"Mudah-mudahan dalam masa penundaan dua minggu ini Harun Masiku sudah bisa ditangkap," kata dia.
Boyamin menegaskan bahwa jika Harun Masiku masih belum bisa ditangkap, pihaknya akan mendorong sidang in absentia, yakni tanpa kehadiran politisi PDI Perjuangan itu.
"Biar kepastian hukumnya clear," ujarnya.
Dalam perkaranya, Harun Masiku menyuap Komisioner Komisi Pemilihan Umum (KPU) saat itu, Wahyu Setiawan, agar mengupayakan permohonan PAW Anggota DPR Dapil Sumatera Selatan I, yakni Riezky Aprilia, kepada dirinya.
Suap berkaitan dengan keinginan Harun Masiku menjadi anggota DPR RI periode 2019-2024 menggantikan Nazaruddin Kiemas yang meninggal dunia.
Wahyu Setiawan bersama mantan anggota Bawaslu Agustiani Tio Fridelina--orang kepercayaan Wahyu--terbukti menerima uang sebesar 19 ribu dolar Singapura dan 38.350 dolar Singapura atau setara dengan Rp600 juta.
Kasus yang menjerat Harun Masiku bermula dari operasi tangkap tangan (OTT) yang digelar KPK pada 8 Januari 2020.
Saat itu, tim satgas KPK membekuk sejumlah orang, termasuk Wahyu Setiawan selaku komisioner KPU dan orang kepercayaannya yang merupakan mantan anggota Bawaslu Agustiani Tio Fridelina.

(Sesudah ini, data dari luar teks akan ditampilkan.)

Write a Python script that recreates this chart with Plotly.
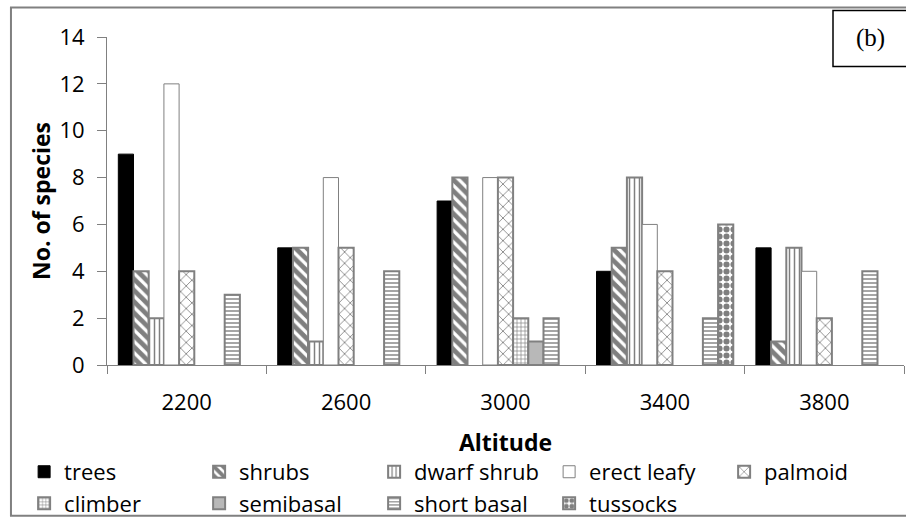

Sementara, Harun Masiku yang diduga menyuap Wahyu Setiawan seolah hilang ditelan bumi.
Ditjen Imigrasi sempat menyebut calon anggota DPR dari PDIP pada Pileg 2019 melalui daerah pemilihan (dapil) Sumatera Selatan I dengan nomor urut 6 itu terbang ke Singapura pada 6 Januari 2020 atau dua hari sebelum KPK melancarkan OTT dan belum kembali.
Pada 16 Januari 2020, Menkumham yang juga politikus PDIP, Yasonna H Laoly, menyatakan Harun belum kembali ke Indonesia.
Padahal, pemberitaan media nasional menyatakan Harun telah kembali ke Indonesia pada 7 Januari 2020 yang dilengkapi dengan rekaman CCTV di Bandara Soekarno-Hatta.
Setelah ramai pemberitaan mengenai kembalinya Harun ke Indonesia, belakangan Imigrasi meralat informasi dan menyatakan Harun telah kembali ke Indonesia.
KPK menetapkan Harun Masiku sebagai buronan atau masuk dalam daftar pencarian orang sejak 29 Januari 2020.